View Single Post
Posts: 203 | Thanked: 68 times | Joined on Oct 2009
#309
Originally Posted by BatPenguin View Post
If you want privacy for browsing (a suspicious idea at best, when are you truly anonymous online?) , log out of your google account, turn on private browsing or do something similar. There are times when I log out of google's services and disappear into the night, as well
Originally Posted by DaveP1 View Post
Google provides that on the Internet. A bit better experience in exchange for a bit less privacy. It's a tradeoff that I accept and you don't have to. Google gives you the choice.
It's really not so simple as to not use Google services or turn on Firefoxes privacy mode, to opt out of being tracked by Google. Google tracks people's online behavior by IP address. So every time you do a search with Google, logged in or not, they track where you surf to and log it by IP address. But even if you don't use Google for search at all, you still get tracked in many instances. A huge percentage of web sites embeds Google Analytics code in them. Another nice "free" service Google gives away that lets web sites track their usage statistics. But it also allows Google to track anyone who visits those websites, crossreference it by IP address, and add the information to their data base. So you can opt not to use any Google services at all and Google is still compiling a large data base of your web behavior.

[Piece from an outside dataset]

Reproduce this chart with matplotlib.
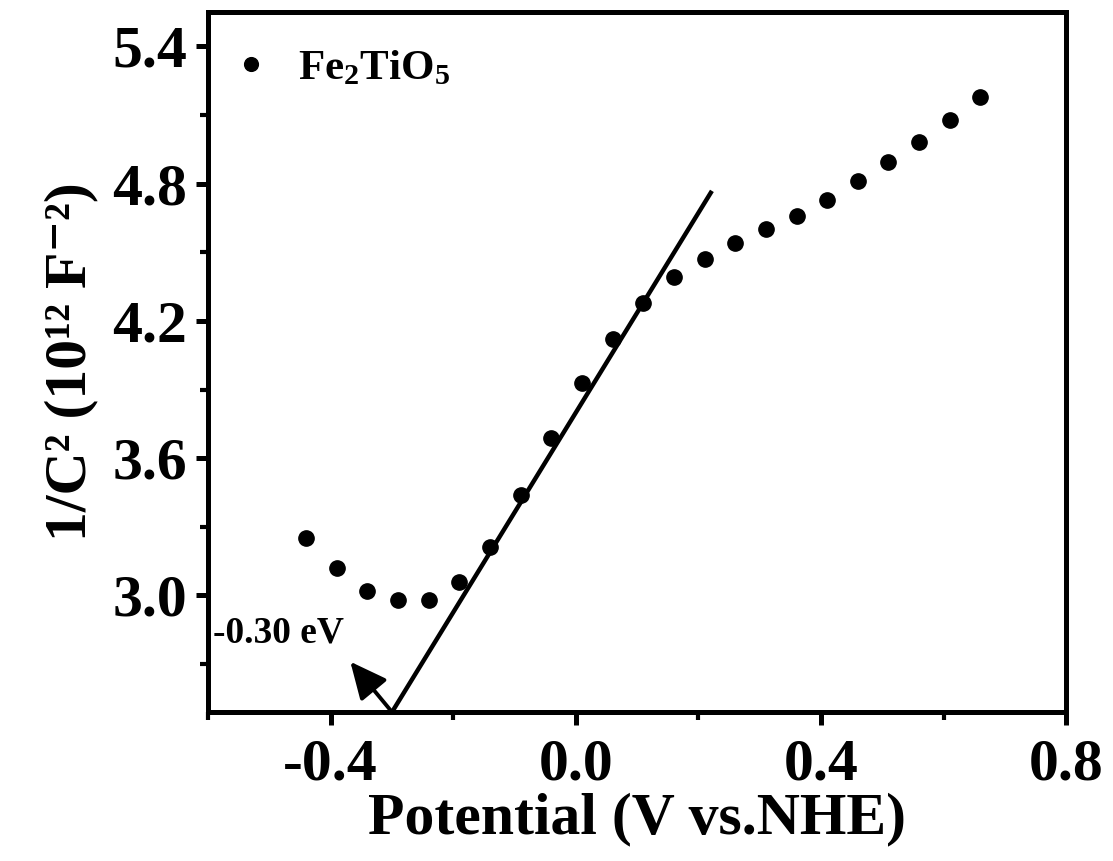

Sooner or later you do something online that also allows Google to figure out who you actually are (name, address). It doesn't take that much information to uniquely identify someone. Then that goes into their data base too and even if you change IP addresses, they can eventually figure out that it's the same person and that gets cross referenced too.

Completely turning off javascript can stop some of this tracking. But then the web ceases to function as you and I know it. So you may as well just stop surfing altogether.

So there is a real privacy concern here. If people don't care, fine. But there's no reason to mock those who do care. One of the problems is that even if Google does not abuse this information and only uses it for commercial purposes, it doesn't mean that others won't eventually abuse this information. I've seen political scientists and historians talk about this and make the simple point that if you look at history, every time someone has amassed this kind of massive database of information about individuals, eventually it gets abused. It's too tempting, especially for governments, to subpoena or seize the information and use it for their own purposes. It has already been revealed that tens of thousands of secret subpoenas have been issued in the U.S., under the Patriot Act, to carry out investigations that have nothing to do with terrorism. That makes these subpoenas illegal under the Patriot Act, but since a secret court oversees them and they can't be reviewed for "national security" reasons, no one can enforce the law on these subpoenas. So I think it's naive to imagine that sooner or later Google's database won't be abused, whether or not it's Google doing the abusing.

I don't really care if people consider this "evil" or not. The word is a bit over the top and distracting to the conversation. But there is a real profound privacy issue here, whether or not everyone cares.